On the initial profitability and liability statement, the excited, committed editor theorized it would print at least 50,000 and sell at least 30,000, and paid the author an advance of $12,500. She didn't want to go all the way up to $16,000, just in case she was slightly off the mark -- and normally a first time author would get something like $5,000 (just in case! and also leaving room to grow!), but this was out with four other houses, and the agent had a $10,000 offer from NAL, and, damn it all, the editor really wanted it, so her publisher let her pay an exorbitant amount.


In part II, she writes about a successful hardcover book and its move to the mass-market:

10,000 copies. Everyone gets a 50% discount off the cover price of $24.95, which means we're starting out with $12.48 per copy.
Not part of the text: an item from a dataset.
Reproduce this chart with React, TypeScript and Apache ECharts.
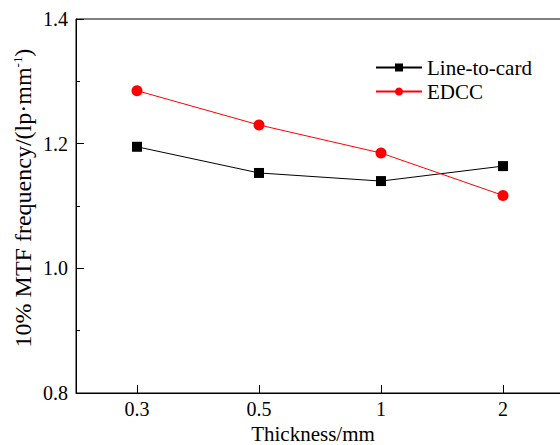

The author gets the standard 10% through 5,000 copies sold, and 12.5% for the 5,000 after that, and 15% thereafter. This means the author makes $2.50 per copy through the first 5,000 copies sold, and then $3.12 per copy on the next 5,000 copies sold. This particular project sells 8,000 copies, which means Rygel makes a total of $21,860 on the hardcover sales alone.

Part III still to come.

The fascinating thing is that book failures are completely normal for publishers, and not a black mark at all. (If you're a first-time author, on the other hand, failure to sell will turn your name into mud.) Publishing seems to be like professional gambling: what matters is the long-term success, not any individual wins or losses. Of course, a big enough win or loss will make a big difference to whether you get promoted or fired, but in general, it expected that editors will promote their share of turkeys. There are so many things are completely out of the publisher's control that nobody cares when a book fails to sell -- except the author.

That's not to say that publishing is completely random. Like a gambler, the skill is in doing your sums correctly so you know how much risk you can afford to take for the expected payoff. Unlike gambling, where the payoffs are usually known in advance, publisher's sometimes stumble accross a book or two that the public falls in love with, and then there is no limit to the payoff they can get.